_DATASET CONTENT_:
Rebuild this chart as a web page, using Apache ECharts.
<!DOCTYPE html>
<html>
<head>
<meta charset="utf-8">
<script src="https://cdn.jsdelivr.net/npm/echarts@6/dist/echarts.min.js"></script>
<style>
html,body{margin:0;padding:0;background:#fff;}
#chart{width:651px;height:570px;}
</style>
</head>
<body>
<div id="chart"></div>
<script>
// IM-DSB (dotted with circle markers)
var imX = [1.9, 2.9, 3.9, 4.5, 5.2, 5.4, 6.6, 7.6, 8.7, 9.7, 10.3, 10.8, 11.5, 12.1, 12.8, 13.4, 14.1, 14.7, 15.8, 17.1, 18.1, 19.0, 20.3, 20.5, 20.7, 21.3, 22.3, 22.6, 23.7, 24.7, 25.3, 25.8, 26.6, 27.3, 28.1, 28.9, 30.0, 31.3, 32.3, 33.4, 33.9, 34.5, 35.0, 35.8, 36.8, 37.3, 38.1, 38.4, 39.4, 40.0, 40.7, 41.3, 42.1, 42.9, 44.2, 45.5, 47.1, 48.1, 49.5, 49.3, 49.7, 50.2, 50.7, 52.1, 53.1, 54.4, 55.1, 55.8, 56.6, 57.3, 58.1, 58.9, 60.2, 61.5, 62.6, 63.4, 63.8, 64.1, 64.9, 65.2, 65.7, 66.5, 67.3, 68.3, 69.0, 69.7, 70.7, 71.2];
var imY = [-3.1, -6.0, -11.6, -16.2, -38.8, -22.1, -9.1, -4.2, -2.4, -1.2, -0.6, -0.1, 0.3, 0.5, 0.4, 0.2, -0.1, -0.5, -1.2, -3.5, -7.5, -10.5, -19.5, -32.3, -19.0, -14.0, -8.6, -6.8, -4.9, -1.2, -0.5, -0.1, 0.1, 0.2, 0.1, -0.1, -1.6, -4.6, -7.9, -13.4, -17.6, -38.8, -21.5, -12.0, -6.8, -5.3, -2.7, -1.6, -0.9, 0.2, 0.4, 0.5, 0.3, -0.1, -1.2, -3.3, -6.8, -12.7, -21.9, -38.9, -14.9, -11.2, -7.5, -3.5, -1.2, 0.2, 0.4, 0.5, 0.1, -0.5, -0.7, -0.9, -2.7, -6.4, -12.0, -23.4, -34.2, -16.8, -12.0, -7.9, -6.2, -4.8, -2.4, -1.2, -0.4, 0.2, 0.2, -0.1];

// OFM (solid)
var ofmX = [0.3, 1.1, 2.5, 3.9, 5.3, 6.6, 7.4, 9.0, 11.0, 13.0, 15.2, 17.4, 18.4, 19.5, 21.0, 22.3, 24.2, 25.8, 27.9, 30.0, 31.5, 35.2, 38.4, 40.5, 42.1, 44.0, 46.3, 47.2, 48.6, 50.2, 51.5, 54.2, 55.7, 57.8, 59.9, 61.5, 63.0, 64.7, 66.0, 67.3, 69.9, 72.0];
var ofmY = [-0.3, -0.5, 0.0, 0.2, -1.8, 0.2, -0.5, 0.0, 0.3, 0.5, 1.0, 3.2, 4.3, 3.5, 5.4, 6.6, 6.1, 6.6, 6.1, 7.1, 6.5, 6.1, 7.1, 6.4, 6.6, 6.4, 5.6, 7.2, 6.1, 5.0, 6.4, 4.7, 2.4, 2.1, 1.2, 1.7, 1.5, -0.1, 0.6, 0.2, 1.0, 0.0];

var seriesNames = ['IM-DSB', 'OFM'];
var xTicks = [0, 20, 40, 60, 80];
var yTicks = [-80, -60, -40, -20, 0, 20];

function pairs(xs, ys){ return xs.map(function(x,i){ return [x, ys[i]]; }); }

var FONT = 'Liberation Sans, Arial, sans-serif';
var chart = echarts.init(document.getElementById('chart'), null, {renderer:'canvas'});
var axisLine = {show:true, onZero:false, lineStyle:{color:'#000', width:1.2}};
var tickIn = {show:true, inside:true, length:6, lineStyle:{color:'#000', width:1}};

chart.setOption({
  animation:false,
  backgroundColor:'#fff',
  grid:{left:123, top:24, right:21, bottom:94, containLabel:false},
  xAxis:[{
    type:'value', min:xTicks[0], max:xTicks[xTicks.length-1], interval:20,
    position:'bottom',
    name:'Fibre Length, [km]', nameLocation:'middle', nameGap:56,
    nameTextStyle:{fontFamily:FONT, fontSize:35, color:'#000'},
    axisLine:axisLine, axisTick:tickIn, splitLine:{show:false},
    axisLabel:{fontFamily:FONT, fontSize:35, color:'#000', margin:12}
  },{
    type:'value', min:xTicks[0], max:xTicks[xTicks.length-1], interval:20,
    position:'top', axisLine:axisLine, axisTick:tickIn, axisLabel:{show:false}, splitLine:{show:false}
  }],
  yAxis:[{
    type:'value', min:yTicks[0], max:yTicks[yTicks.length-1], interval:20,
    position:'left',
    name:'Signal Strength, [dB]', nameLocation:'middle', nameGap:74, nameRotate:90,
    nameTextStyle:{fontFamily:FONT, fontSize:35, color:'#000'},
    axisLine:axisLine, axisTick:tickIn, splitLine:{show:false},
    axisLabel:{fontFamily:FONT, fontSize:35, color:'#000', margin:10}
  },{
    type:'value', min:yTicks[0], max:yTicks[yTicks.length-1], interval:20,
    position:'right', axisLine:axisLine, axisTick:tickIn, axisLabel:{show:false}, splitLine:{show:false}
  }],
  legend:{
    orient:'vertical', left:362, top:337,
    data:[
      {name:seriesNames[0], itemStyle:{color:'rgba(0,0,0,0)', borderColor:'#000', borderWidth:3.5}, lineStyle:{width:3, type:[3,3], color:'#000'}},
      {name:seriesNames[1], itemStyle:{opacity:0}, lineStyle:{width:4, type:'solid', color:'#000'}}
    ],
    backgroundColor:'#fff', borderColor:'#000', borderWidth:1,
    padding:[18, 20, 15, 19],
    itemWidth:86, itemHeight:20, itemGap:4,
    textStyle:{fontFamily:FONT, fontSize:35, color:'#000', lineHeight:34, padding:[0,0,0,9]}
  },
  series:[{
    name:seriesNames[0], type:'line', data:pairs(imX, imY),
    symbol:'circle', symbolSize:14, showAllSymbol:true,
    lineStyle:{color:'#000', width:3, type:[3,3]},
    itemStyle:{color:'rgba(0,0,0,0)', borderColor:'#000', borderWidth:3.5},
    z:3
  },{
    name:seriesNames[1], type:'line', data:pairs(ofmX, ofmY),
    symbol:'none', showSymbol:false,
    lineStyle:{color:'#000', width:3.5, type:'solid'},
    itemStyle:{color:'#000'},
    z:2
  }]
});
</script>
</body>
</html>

_YOUR OBJECTIVE_: Extract all of the material exactly as it is written.

_ANSWER BELOW_:
Rebuild this chart as a web page, using Apache ECharts.
<!DOCTYPE html>
<html>
<head>
<meta charset="utf-8">
<script src="https://cdn.jsdelivr.net/npm/echarts@6/dist/echarts.min.js"></script>
<style>
html,body{margin:0;padding:0;background:#fff;}
#chart{width:651px;height:570px;}
</style>
</head>
<body>
<div id="chart"></div>
<script>
// IM-DSB (dotted with circle markers)
var imX = [1.9, 2.9, 3.9, 4.5, 5.2, 5.4, 6.6, 7.6, 8.7, 9.7, 10.3, 10.8, 11.5, 12.1, 12.8, 13.4, 14.1, 14.7, 15.8, 17.1, 18.1, 19.0, 20.3, 20.5, 20.7, 21.3, 22.3, 22.6, 23.7, 24.7, 25.3, 25.8, 26.6, 27.3, 28.1, 28.9, 30.0, 31.3, 32.3, 33.4, 33.9, 34.5, 35.0, 35.8, 36.8, 37.3, 38.1, 38.4, 39.4, 40.0, 40.7, 41.3, 42.1, 42.9, 44.2, 45.5, 47.1, 48.1, 49.5, 49.3, 49.7, 50.2, 50.7, 52.1, 53.1, 54.4, 55.1, 55.8, 56.6, 57.3, 58.1, 58.9, 60.2, 61.5, 62.6, 63.4, 63.8, 64.1, 64.9, 65.2, 65.7, 66.5, 67.3, 68.3, 69.0, 69.7, 70.7, 71.2];
var imY = [-3.1, -6.0, -11.6, -16.2, -38.8, -22.1, -9.1, -4.2, -2.4, -1.2, -0.6, -0.1, 0.3, 0.5, 0.4, 0.2, -0.1, -0.5, -1.2, -3.5, -7.5, -10.5, -19.5, -32.3, -19.0, -14.0, -8.6, -6.8, -4.9, -1.2, -0.5, -0.1, 0.1, 0.2, 0.1, -0.1, -1.6, -4.6, -7.9, -13.4, -17.6, -38.8, -21.5, -12.0, -6.8, -5.3, -2.7, -1.6, -0.9, 0.2, 0.4, 0.5, 0.3, -0.1, -1.2, -3.3, -6.8, -12.7, -21.9, -38.9, -14.9, -11.2, -7.5, -3.5, -1.2, 0.2, 0.4, 0.5, 0.1, -0.5, -0.7, -0.9, -2.7, -6.4, -12.0, -23.4, -34.2, -16.8, -12.0, -7.9, -6.2, -4.8, -2.4, -1.2, -0.4, 0.2, 0.2, -0.1];

// OFM (solid)
var ofmX = [0.3, 1.1, 2.5, 3.9, 5.3, 6.6, 7.4, 9.0, 11.0, 13.0, 15.2, 17.4, 18.4, 19.5, 21.0, 22.3, 24.2, 25.8, 27.9, 30.0, 31.5, 35.2, 38.4, 40.5, 42.1, 44.0, 46.3, 47.2, 48.6, 50.2, 51.5, 54.2, 55.7, 57.8, 59.9, 61.5, 63.0, 64.7, 66.0, 67.3, 69.9, 72.0];
var ofmY = [-0.3, -0.5, 0.0, 0.2, -1.8, 0.2, -0.5, 0.0, 0.3, 0.5, 1.0, 3.2, 4.3, 3.5, 5.4, 6.6, 6.1, 6.6, 6.1, 7.1, 6.5, 6.1, 7.1, 6.4, 6.6, 6.4, 5.6, 7.2, 6.1, 5.0, 6.4, 4.7, 2.4, 2.1, 1.2, 1.7, 1.5, -0.1, 0.6, 0.2, 1.0, 0.0];

var seriesNames = ['IM-DSB', 'OFM'];
var xTicks = [0, 20, 40, 60, 80];
var yTicks = [-80, -60, -40, -20, 0, 20];

function pairs(xs, ys){ return xs.map(function(x,i){ return [x, ys[i]]; }); }

var FONT = 'Liberation Sans, Arial, sans-serif';
var chart = echarts.init(document.getElementById('chart'), null, {renderer:'canvas'});
var axisLine = {show:true, onZero:false, lineStyle:{color:'#000', width:1.2}};
var tickIn = {show:true, inside:true, length:6, lineStyle:{color:'#000', width:1}};

chart.setOption({
  animation:false,
  backgroundColor:'#fff',
  grid:{left:123, top:24, right:21, bottom:94, containLabel:false},
  xAxis:[{
    type:'value', min:xTicks[0], max:xTicks[xTicks.length-1], interval:20,
    position:'bottom',
    name:'Fibre Length, [km]', nameLocation:'middle', nameGap:56,
    nameTextStyle:{fontFamily:FONT, fontSize:35, color:'#000'},
    axisLine:axisLine, axisTick:tickIn, splitLine:{show:false},
    axisLabel:{fontFamily:FONT, fontSize:35, color:'#000', margin:12}
  },{
    type:'value', min:xTicks[0], max:xTicks[xTicks.length-1], interval:20,
    position:'top', axisLine:axisLine, axisTick:tickIn, axisLabel:{show:false}, splitLine:{show:false}
  }],
  yAxis:[{
    type:'value', min:yTicks[0], max:yTicks[yTicks.length-1], interval:20,
    position:'left',
    name:'Signal Strength, [dB]', nameLocation:'middle', nameGap:74, nameRotate:90,
    nameTextStyle:{fontFamily:FONT, fontSize:35, color:'#000'},
    axisLine:axisLine, axisTick:tickIn, splitLine:{show:false},
    axisLabel:{fontFamily:FONT, fontSize:35, color:'#000', margin:10}
  },{
    type:'value', min:yTicks[0], max:yTicks[yTicks.length-1], interval:20,
    position:'right', axisLine:axisLine, axisTick:tickIn, axisLabel:{show:false}, splitLine:{show:false}
  }],
  legend:{
    orient:'vertical', left:362, top:337,
    data:[
      {name:seriesNames[0], itemStyle:{color:'rgba(0,0,0,0)', borderColor:'#000', borderWidth:3.5}, lineStyle:{width:3, type:[3,3], color:'#000'}},
      {name:seriesNames[1], itemStyle:{opacity:0}, lineStyle:{width:4, type:'solid', color:'#000'}}
    ],
    backgroundColor:'#fff', borderColor:'#000', borderWidth:1,
    padding:[18, 20, 15, 19],
    itemWidth:86, itemHeight:20, itemGap:4,
    textStyle:{fontFamily:FONT, fontSize:35, color:'#000', lineHeight:34, padding:[0,0,0,9]}
  },
  series:[{
    name:seriesNames[0], type:'line', data:pairs(imX, imY),
    symbol:'circle', symbolSize:14, showAllSymbol:true,
    lineStyle:{color:'#000', width:3, type:[3,3]},
    itemStyle:{color:'rgba(0,0,0,0)', borderColor:'#000', borderWidth:3.5},
    z:3
  },{
    name:seriesNames[1], type:'line', data:pairs(ofmX, ofmY),
    symbol:'none', showSymbol:false,
    lineStyle:{color:'#000', width:3.5, type:'solid'},
    itemStyle:{color:'#000'},
    z:2
  }]
});
</script>
</body>
</html>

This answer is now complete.